= Gallegly amendment =

1996 American amendment introduced by Elton Gallegly

The Gallegly amendment was introduced by Representative Elton Gallegly to the Illegal Immigration Reform and Immigrant Responsibility Act in 1996. Its purpose was to allow states to deny public education or charge tuition to aliens not lawfully present in the United States, despite the Supreme Court decision Plyler v. Doe barring these actions. It passed the United States House of Representatives by a margin of 257–163 but was removed from the final bill after prolonged opposition from President Bill Clinton and several Republican senators.

It was often described as the single most contentious issue of the bill and Clinton threatened a veto if it was present in the final version. While the amendment was not passed, it succeeded in dominating the agenda for several months in the summer of 1996 and may have diverted Congressional Democrats from effectively opposing other provisions. The amendment was the last serious attempt at the federal level to deny free public education to aliens not lawfully present in the United States.

== House passage and demise ==

Gallegly argued that Plyler imposed an unfunded federal mandate on the states. "Come to America for opportunity. Do not come to America to live off the law-abiding American taxpayer," he said. Emotions ran high during early House debate: Representative Gary Ackerman (D-NY) commented, "After I got over my initial reaction, I decided not to go out and commit any crimes of violence," with other Democrats describing the amendment as "hideous." Nevertheless, the amendment was supported by Speaker Newt Gingrich, who stated, "There is no question that offering free taxpayer goods to illegals attracts more illegals...It is wrong for us to be the welfare capital of the world." In comparison, Gingrich had not favored a full federal version of Proposition 187 during its passage, which was a complete ban and contained no option of merely charging tuition. The amendment was also supported by Senate Majority Leader Bob Dole, who welcomed the prospect of a veto by President Clinton that would demonstrate that Clinton was not serious about immigration reform and aid Dole's run for president. Dole stated the amendment would free up $1.8 billion and allow either the hiring of 51,000 new teachers or the purchase of 3.6 million new school computers.

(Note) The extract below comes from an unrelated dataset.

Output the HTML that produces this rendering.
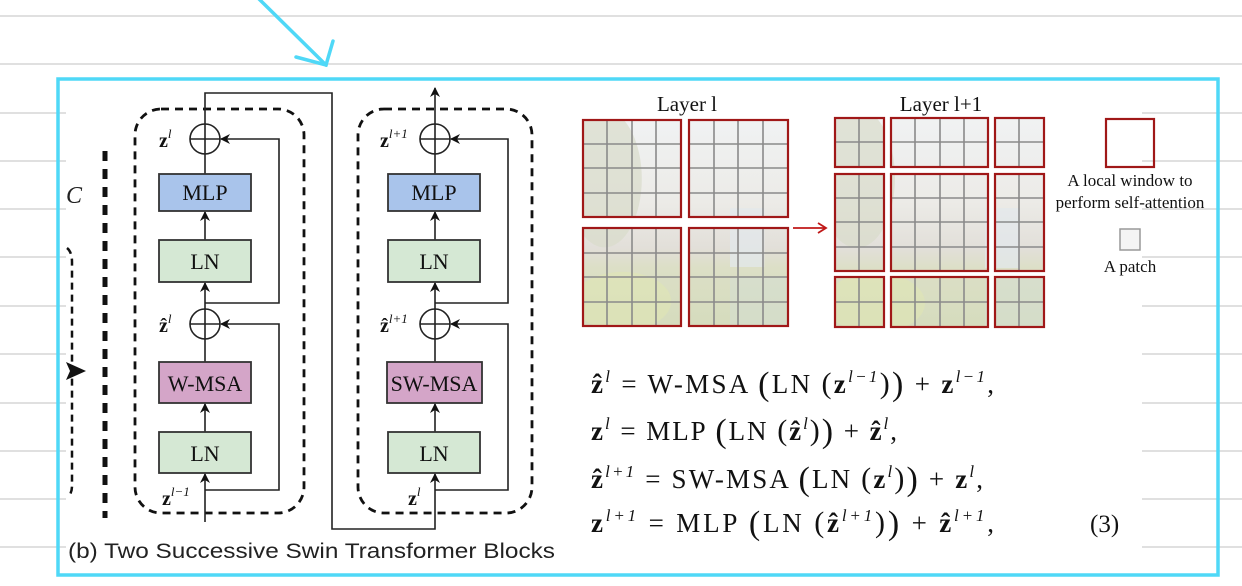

The Gallegly amendment was generally not well received by public school teachers and officials. This was the case even in the Tyler, Texas school system, which had fought and lost the original Plyler case more than a decade before. A more recent poll from Arizona put support for Plyler at 76% among public school teachers.) Several teachers unions said they would refuse to enforce the amendment. The International Union of Police Associations also opposed it, saying it would increase crime and cause illegal alien children to become both "victims and criminals." At the legislative level, Texas Republican senators Phil Gramm and Kay Bailey Hutchison opposed the amendment. Five Republican senators publicly expressed disapproval by sending a letter to Presidential candidate Bob Dole calling the amendment "highly controversial and ill-advised." Up to a dozen Republican senators may have been opposed.

The death of the amendment in conference was the result of exclusively Republican negotiations, the agreed-upon strategy being that Republicans would negotiate first among themselves and then present a united front to the Democrats. Orrin Hatch (R-UT) and Arlen Specter (R-PA) were on the conference committee to merge the House and Senate bills and had previously opposed the amendment. They initially agreed to a compromise that would apply only to children entering public schools after September 1996. But after Senator Dianne Feinstein (D-CA), and some California congressional Republicans turned against the amendment, and even Proposition 187 architect Ron Prince made clear he was afraid it would kill the bill, conference negotiators Representative Lamar Smith (R-TX) and Senator Alan Simpson (R-WY) began to share Prince's fear. Eventually lobbying against it, Simpson stated that the public did not support the amendment and that "If the national interest is subverted by Machiavellian mumbo jumbo, I'm not going to play that game." Threatened with enough Republican opposition to allow a filibuster in the Senate, the Republican leadership eventually blocked both the original amendment and any compromise from making it into the final bill.